By Haddon Libby
Twenty-five years ago, Wal-Mart entered the grocery business. Today, Wal-Mart is the largest seller of groceries in the United States commanding a 25% market share. The second largest grocer is Kroger at 8.2% with brands like Ralph’s, Food 4 Less, Fry’s and Smith’s.
In buying Whole Foods and their 1.6% market share, Amazon gets the best brand in the grocery business and its highly coveted and upwardly mobile millennial customer base. Amazon also gains 456 quality locations in 43 states from which to expand their presence in the daily life of the American consumer.
The grocery business is highly fragmented and Amazon seems intent on reinventing the grocery business and the way in which Americans shop.
Niche markets like Cardenas should continue to do well. Grocers that cannot differentiate from the pack will be hurt the most. This is why Kroger, the parent to Ralph’s, lost 30% of their stock value due to the Amazon purchase of Whole Foods. If price is eliminated, what does Ralph’s do better than Whole Foods? What about Jensen’s, Vons or Albertsons? Expect weaker competitors to quickly merge with their stronger counterparts.
If history is an indicator, expect Amazon to cut Whole Foods’ prices as they look to grab a Wal-Mart-sized market share as quickly as possible.
We can also expect Amazon to use its entry into the grocery business as part of a grander strategy intent on reinventing retail shopping in a manner similar to Netflix and Apple when they reinvented movie rentals. Not too long ago, a company named Blockbuster was a Fortune 500 company.
When shopping, it is envisioned that you will be able to sit down near your Amazon Echo and dictate your shopping list. Don’t be surprised if Echo suggests other items for your virtual cart. By the time that you arrive at the store, your order will be ready and put in your car for you.
If you prefer to go to the store and pick out your purchases, simply take an item from the shelf, add it to your grocery cart and walk out of the store without having to stop for a cashier. Amazon has the technology to automatically scan the barcode on the items that you put in your cart and bill you for that purchase without ever removing cash or a credit card from your wallet.

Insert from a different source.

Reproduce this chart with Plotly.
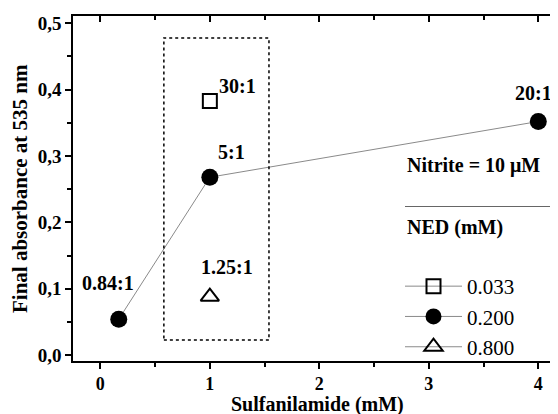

On days when it is 120 degrees in the desert, let Amazon bring your order to you – so long as you are an Amazon Prime member (50% of all American households have Amazon Prime). If an Amazon Prime membership includes food delivery and better prices than Costco, do you really want to pay Costco annually to face their long lines and do all the schlepping yourself?
Wal-Mart is gearing up to compete with Amazon head-to-head in retail as they have the best distribution system amongst U.S. retailers; with their purchase of online retailers like Jet. com and men’s clothing retailer, Bonobos, expect Wal-Mart to put up a mighty fight.
As Borders, Circuit City, Sports Authority and Radio Shack have failed with the advance of online merchants, expect other retailers to merge or fail at an increasing rate. Sears, JC Penney, Staples and Macy’s are all downsizing their retail footprints quickly as they try and survive. Other retailers like The Limited, Gymboree and Payless Shoes have declared bankruptcy in their attempts to reorganize debts and find a path toward survival.
Even Wal-Mart has stopped building new locations as it looks to pivot and face the mighty Amazon. Retail as we know it is about to face fundamental change.